With the US Federal Reserve finally announcing it will start scaling back its quantitative easing (QE) measures next year, including its US$85 billion monthly bond-buying program, months of intense discussions within the Fed has ended, which has eased uncertainty in the market and regained a certain degree of credibility for the US central bank in the eyes of the public.
The policy statement issued by the latest Federal Open Market Committee (FOMC) meeting on Wednesday showed that federal policymakers will commence QE easing in January by lowering its asset purchases by US$10 billion per month to US$75 billion. In particular, the Fed will reduce its asset purchases of mortgage-backed securities to US$35 billion from US$40 billion each month and lower that of the longer-term Treasury securities to US$40 billion from US$45 billion.
The Fed’s long-anticipated move to wind down its bond-buying program suggests that the US central bank has seen encouraging signs from the US economy, with the latest economic data showing further improvement in US labor market conditions last month, while a 4.1 percent annual growth rate in GDP in the third quarter was an improvement from a 2.5 percent expansion rate in the second quarter.
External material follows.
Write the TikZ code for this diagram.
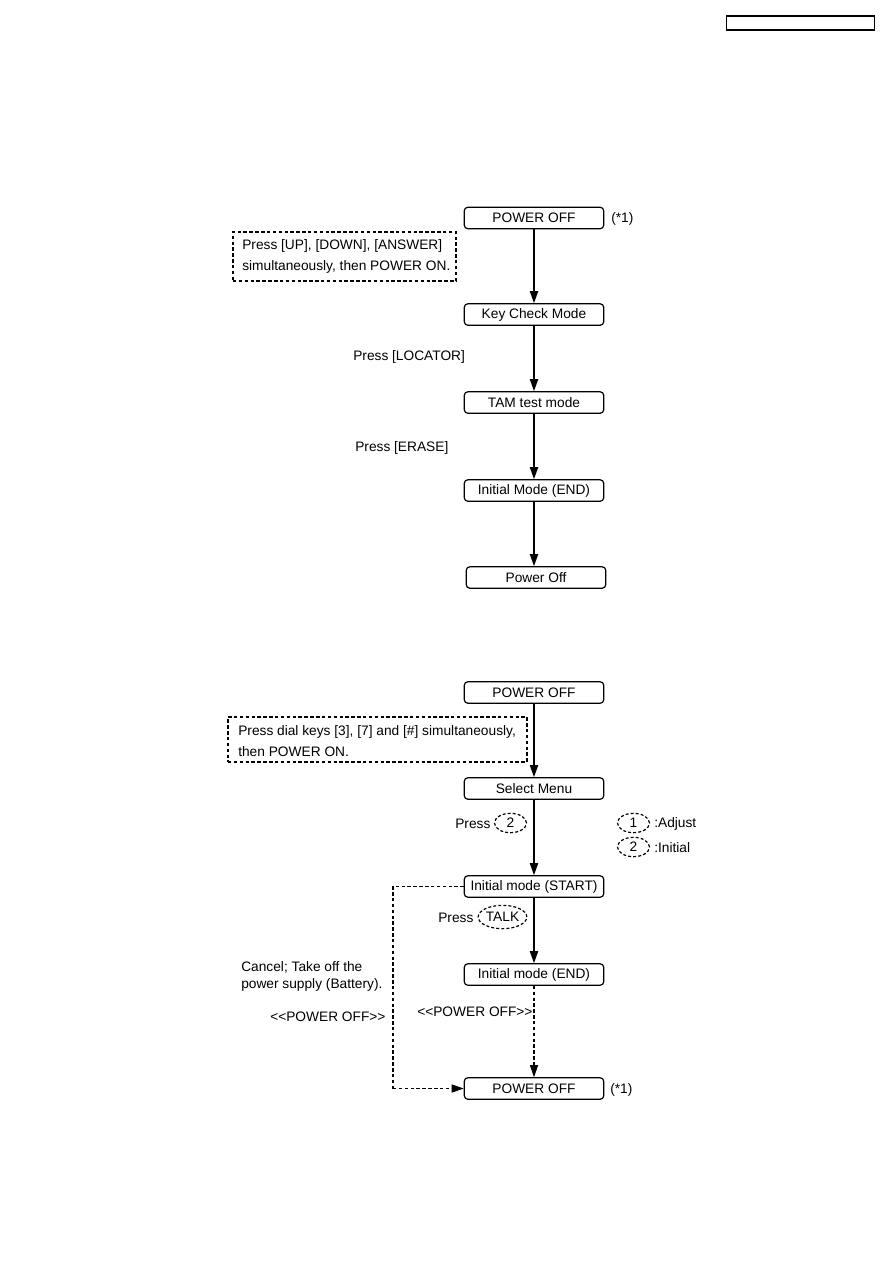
\documentclass[tikz,border=0pt]{standalone}
\usepackage{fontspec}
\setmainfont{Liberation Sans}
\usetikzlibrary{arrows.meta,shapes.geometric}
\tikzset{
  caja/.style={draw, rounded corners=2.5pt, line width=0.9pt, minimum width=104.5pt,
    minimum height=16pt, inner sep=0pt, font=\fontsize{10.3}{12}\selectfont},
  nota/.style={draw, dash pattern=on 2.6pt off 1.8pt, line width=0.9pt, inner sep=0pt},
  tecla/.style={draw, ellipse, dash pattern=on 2.2pt off 1.6pt, line width=0.9pt,
    inner sep=0pt, minimum width=24pt, minimum height=14.5pt, font=\fontsize{10.3}{12}\selectfont},
  texto/.style={anchor=west, inner sep=0pt, align=left, font=\fontsize{10.3}{12.8}\selectfont},
  flecha/.style={line width=1.4pt, -{Triangle[length=9pt,width=6pt]}},
  punteada/.style={line width=0.9pt, dash pattern=on 2.6pt off 1.8pt}
}
\begin{document}
\begin{tikzpicture}[x=0.75pt, y=-0.75pt]
  \useasboundingbox (0,0) rectangle (893,1263);
  % la cabecera, arriba a la derecha
  \node[draw, line width=1.4pt, minimum width=111pt, minimum height=10.5pt, inner sep=0pt]
    (cabecera) at (800.5,23) {};
  % primer diagrama
  \node[caja] (po1) at (534,218) {POWER OFF};
  \node[texto] (ref1) at (611,219) {(*1)};
  \node[nota, minimum width=167.25pt, minimum height=36.75pt] (notaA) at (344.5,256.5) {};
  \node[texto, font=\fontsize{10.3}{15.75}\selectfont] (notaAtxt) at (242,256.5)
    {Press [UP], [DOWN], [ANSWER]\\simultaneously, then POWER ON.};
  \node[caja] (kc) at (534,314.5) {Key Check Mode};
  \node[texto] (locator) at (353,357) {Press [LOCATOR]};
  \node[texto] (erase) at (355,448) {Press [ERASE]};
  \node[caja] (tam) at (534,402.5) {TAM test mode};
  \node[caja] (ime1) at (534,490.5) {Initial Mode (END)};
  \node[caja] (poff) at (536,577.5) {Power Off};
  \draw[flecha] (po1) -- (kc);
  \draw[flecha] (kc) -- (tam);
  \draw[flecha] (tam) -- (ime1);
  \draw[flecha] (ime1.south) -- (ime1.south |- poff.north);
  % segundo diagrama
  \node[caja] (po2) at (534,692.5) {POWER OFF};
  \node[nota, minimum width=224.25pt, minimum height=33.75pt] (notaB) at (377.5,739.5) {};
  \node[texto, font=\fontsize{10.3}{15.75}\selectfont] (notaBtxt) at (238,741.5)
    {Press dial keys [3], [7] and [\#] simultaneously,\\then POWER ON.};
  \node[caja] (sel) at (534,788.5) {Select Menu};
  \node[texto] (press2) at (455,824) {Press};
  \node[tecla] (dos) at (510.5,823) {2};
  \node[tecla] (leg1) at (633.5,823) {1};
  \node[texto] (adjust) at (654,824) {:Adjust};
  \node[tecla] (leg2) at (633.5,847) {2};
  \node[texto] (initial) at (654,848) {:Initial};
  \node[caja] (ims) at (534,886.5) {Initial mode (START)};
  \node[texto] (press3) at (438,918) {Press};
  \node[tecla, minimum width=36.5pt, minimum height=17.5pt] (talk) at (502.5,917) {TALK};
  \node[caja] (ime2) at (534,974.5) {Initial mode (END)};
  \node[texto] (offA) at (417,1012) {<{}<POWER OFF>{}>};
  \node[texto] (cancel) at (241,976) {Cancel; Take off the\\power supply (Battery).};
  \node[texto] (offB) at (270,1017) {<{}<POWER OFF>{}>};
  \node[caja] (po3) at (534,1088.5) {POWER OFF};
  \node[texto] (ref2) at (610,1090) {(*1)};
  \coordinate (esq) at (393,1088.5);
  \draw[flecha] (po2) -- (sel);
  \draw[flecha] (sel) -- (ims);
  \draw[flecha] (ims) -- (ime2);
  \draw[flecha, punteada] (ime2) -- (po3);
  \draw[punteada] (ims.west) -| (esq);
  \draw[punteada, -{Triangle[length=9pt,width=6pt]}] (esq) -- (po3.west);
\end{tikzpicture}
\end{document}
However, it does not mean the world will see much relief from the long-awaited taper.
The Fed on Wednesday reaffirmed that its current low interest rate stance will remain for a considerable period of time. The prospect of fund outflows has weighed on most Asian currencies in the past two sessions, as investors were expecting growing demand for US dollar-denominated assets. Although Asian stock markets have presented mixed reactions thus far, it means that investors were still scrutinizing the positive and negative impacts of the Fed action. Similar monetary easing measures adopted by central banks in the US, Japan and Europe over the past few years have created ample liquidity and generated a property-market boom in Asia’s emerging economies. With the eventual normalization of developed economies’ monetary policies, the property sector in emerging markets, including Taiwan’s, should be cautious about how long it will take for a liquidity crunch to kick in.
Regional central banks in Asia have in recent years introduced various measures to counter the negative repercussions of hot money on their economies. Ironically, they may now be pondering what tools they have at their disposal to buffer fund outflows and stabilize their markets.
For Taiwan, policymakers should take action to direct funds from the sizzling property market into other parts of the economy, including the stock market. It has been a mild year for the stock market, with turnover only improving slightly from last year. The government should address the light transaction volume issue by providing more market-friendly policies next year.
A boost to Taiwanese market confidence after the Fed’s move will come down to the nation’s economic fundamentals. This will demand that the government lay out plans to direct funds into production in the real economy.
The global economy is set to recover next year from this year, but it is uncertain whether Taiwan can effectively keep pace with other economies. The key question is whether our policymakers have effective monetary and fiscal policies in hand, and how they would execute their policies to address the nation’s challenges and lift it out of its economic worries.